Lightweights, Chile, Maryland, wine on TV — sipped and spit

SPIT: reform in Maryland
Reforming Maryland’s wine law, where it is a felony to ship wine to consumers, is all but dead for this year. Despite having a majority of co-sponsors in both chambers of the state legislature, the bill has been farmed out for further study. Read the autopsy of reform over on As a chaser, check out Tom Wark’s “manifesto for change in the wine industry” over on Fermentation.

SPIT: business as usual
The aftershocks of the earthquake that rocked Chile and its wine industry continue to be felt. “Everybody is struggling to keep up with the harvest. I wouldn’t be surprised if some wineries don’t make it,” an AP story quotes one winemaker as saying.
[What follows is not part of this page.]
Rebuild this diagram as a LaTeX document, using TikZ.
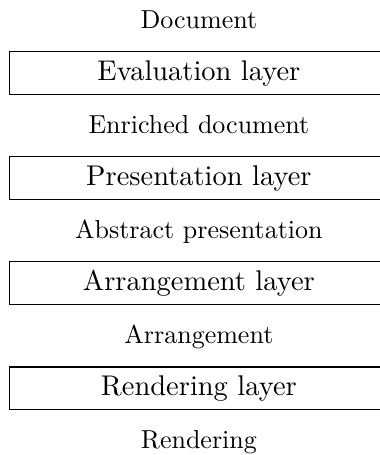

Grape prices have risen, the harvest is at hand, and there is still much infrastructure in need of repair. [Photo: reduced size crop of AP image]

SIPPED: turning tide?
A more sanguine take on the state of Napa’s economy; Nielsen data show wine sales at stores increased 4.6% in February year-over-year with the previously anemic category of wines over $20 showing 12.6 percent growth. Of note: the Super Bowl was on Feb 7 this year as opposed to Feb 1 of last year.

SPIT: business models
Three wine makers from California who were victims of the recession receive profiles in the LAT.

SPIT: extra weight
In the name of a smaller carbon footprint, the Champagne bureau has announced that 90% of Champagne bottles will be lighter weight within two years. They will still be strong enough to withstand the several atomospheres worth of pressure, however. Just easier to break when baptizing boats. [Timesonline]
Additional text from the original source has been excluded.